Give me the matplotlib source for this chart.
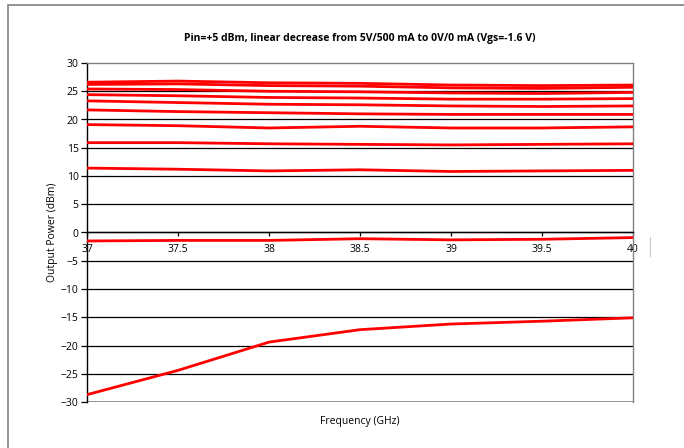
import matplotlib
matplotlib.use("Agg")
from matplotlib import pyplot as plt
from matplotlib.patches import Rectangle
from matplotlib.lines import Line2D

plt.rcParams['font.family'] = ['Open Sans', 'DejaVu Sans']

freq = [37, 37.5, 38, 38.5, 39, 39.5, 40]

# output power (dBm), one list per bias step
p1 = [26.6, 26.8, 26.5, 26.4, 26.1, 26.0, 26.1]
p2 = [26.2, 26.3, 26.0, 25.9, 25.6, 25.5, 25.7]
p3 = [25.4, 25.3, 25.0, 24.9, 24.7, 24.6, 24.8]
p4 = [24.4, 24.2, 23.9, 23.8, 23.6, 23.6, 23.7]
p5 = [23.3, 23.0, 22.7, 22.6, 22.4, 22.3, 22.4]
p6 = [21.7, 21.4, 21.2, 21.0, 20.9, 20.9, 20.9]
p7 = [19.1, 18.9, 18.5, 18.8, 18.5, 18.5, 18.7]
p8 = [15.9, 15.9, 15.7, 15.6, 15.5, 15.6, 15.7]
p9 = [11.4, 11.2, 10.9, 11.1, 10.8, 10.9, 11.0]
p10 = [-1.5, -1.4, -1.4, -1.1, -1.3, -1.2, -0.9]
p11 = [-28.7, -24.4, -19.4, -17.2, -16.2, -15.7, -15.1]
series = [p1, p2, p3, p4, p5, p6, p7, p8, p9, p10, p11]

x_ticks = [37, 37.5, 38, 38.5, 39, 39.5, 40]
x_labels = ["37", "37.5", "38", "38.5", "39", "39.5", "40"]
y_ticks = list(range(-30, 31, 5))

title = "Pin=+5 dBm, linear decrease from 5V/500 mA to 0V/0 mA (Vgs=-1.6 V)"

fig = plt.figure(figsize=(6.84, 4.48), dpi=100)
fig.patches.append(Rectangle((8 / 684, -0.05), 1.2, 1 - 5 / 448 + 0.05,
                             transform=fig.transFigure, fill=False,
                             edgecolor='#808080', linewidth=1.2))
fig.lines.append(Line2D([650 / 684, 650 / 684], [1 - 256 / 448, 1 - 237 / 448],
                        transform=fig.transFigure, color='#c8c8c8', linewidth=0.8))

ax = fig.add_axes([87 / 684, 1 - 402 / 448, 546 / 684, 339 / 448])

for yv in y_ticks:
    if -30 < yv < 30:
        ax.axhline(yv, color='black', linewidth=0.9, zorder=1)
ax.axhline(-30, color='#808080', linewidth=1.2, zorder=1)

for s in series:
    ax.plot(freq, s, color='#ff0000', linewidth=2.0, zorder=3)

ax.set_xlim(37, 40)
ax.set_ylim(-30, 30)
ax.set_xticks(x_ticks)
ax.set_xticklabels(x_labels)
ax.set_yticks(y_ticks)

ax.spines['bottom'].set_position(('data', 0))
ax.spines['bottom'].set_color('black')
ax.spines['left'].set_color('black')
ax.spines['top'].set_color('#808080')
ax.spines['right'].set_color('#808080')
for sp in ax.spines.values():
    sp.set_linewidth(1.0)

ax.tick_params(axis='both', direction='out', length=4, width=0.9,
               labelsize=7.5, pad=2)
ax.tick_params(axis='x', length=3, pad=5)

ax.set_title(title, fontsize=7.5, fontweight='bold', pad=16)
fig.text(52 / 684, 1 - 232 / 448, "Output Power (dBm)", fontsize=7.5,
         rotation=90, ha='center', va='center')
fig.text(360 / 684, 1 - 421 / 448, "Frequency (GHz)", fontsize=7.5,
         ha='center', va='center')

fig.savefig("out.png", dpi=100)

════════════════════

_Task brief_
From the first line above to the line containing "ax = fig.add_axes([87", repeat each line exactly. Pictures stay out.

_Full output_
Give me the matplotlib source for this chart.
import matplotlib
matplotlib.use("Agg")
from matplotlib import pyplot as plt
from matplotlib.patches import Rectangle
from matplotlib.lines import Line2D

plt.rcParams['font.family'] = ['Open Sans', 'DejaVu Sans']

freq = [37, 37.5, 38, 38.5, 39, 39.5, 40]

# output power (dBm), one list per bias step
p1 = [26.6, 26.8, 26.5, 26.4, 26.1, 26.0, 26.1]
p2 = [26.2, 26.3, 26.0, 25.9, 25.6, 25.5, 25.7]
p3 = [25.4, 25.3, 25.0, 24.9, 24.7, 24.6, 24.8]
p4 = [24.4, 24.2, 23.9, 23.8, 23.6, 23.6, 23.7]
p5 = [23.3, 23.0, 22.7, 22.6, 22.4, 22.3, 22.4]
p6 = [21.7, 21.4, 21.2, 21.0, 20.9, 20.9, 20.9]
p7 = [19.1, 18.9, 18.5, 18.8, 18.5, 18.5, 18.7]
p8 = [15.9, 15.9, 15.7, 15.6, 15.5, 15.6, 15.7]
p9 = [11.4, 11.2, 10.9, 11.1, 10.8, 10.9, 11.0]
p10 = [-1.5, -1.4, -1.4, -1.1, -1.3, -1.2, -0.9]
p11 = [-28.7, -24.4, -19.4, -17.2, -16.2, -15.7, -15.1]
series = [p1, p2, p3, p4, p5, p6, p7, p8, p9, p10, p11]

x_ticks = [37, 37.5, 38, 38.5, 39, 39.5, 40]
x_labels = ["37", "37.5", "38", "38.5", "39", "39.5", "40"]
y_ticks = list(range(-30, 31, 5))

title = "Pin=+5 dBm, linear decrease from 5V/500 mA to 0V/0 mA (Vgs=-1.6 V)"

fig = plt.figure(figsize=(6.84, 4.48), dpi=100)
fig.patches.append(Rectangle((8 / 684, -0.05), 1.2, 1 - 5 / 448 + 0.05,
                             transform=fig.transFigure, fill=False,
                             edgecolor='#808080', linewidth=1.2))
fig.lines.append(Line2D([650 / 684, 650 / 684], [1 - 256 / 448, 1 - 237 / 448],
                        transform=fig.transFigure, color='#c8c8c8', linewidth=0.8))

ax = fig.add_axes([87 / 684, 1 - 402 / 448, 546 / 684, 339 / 448])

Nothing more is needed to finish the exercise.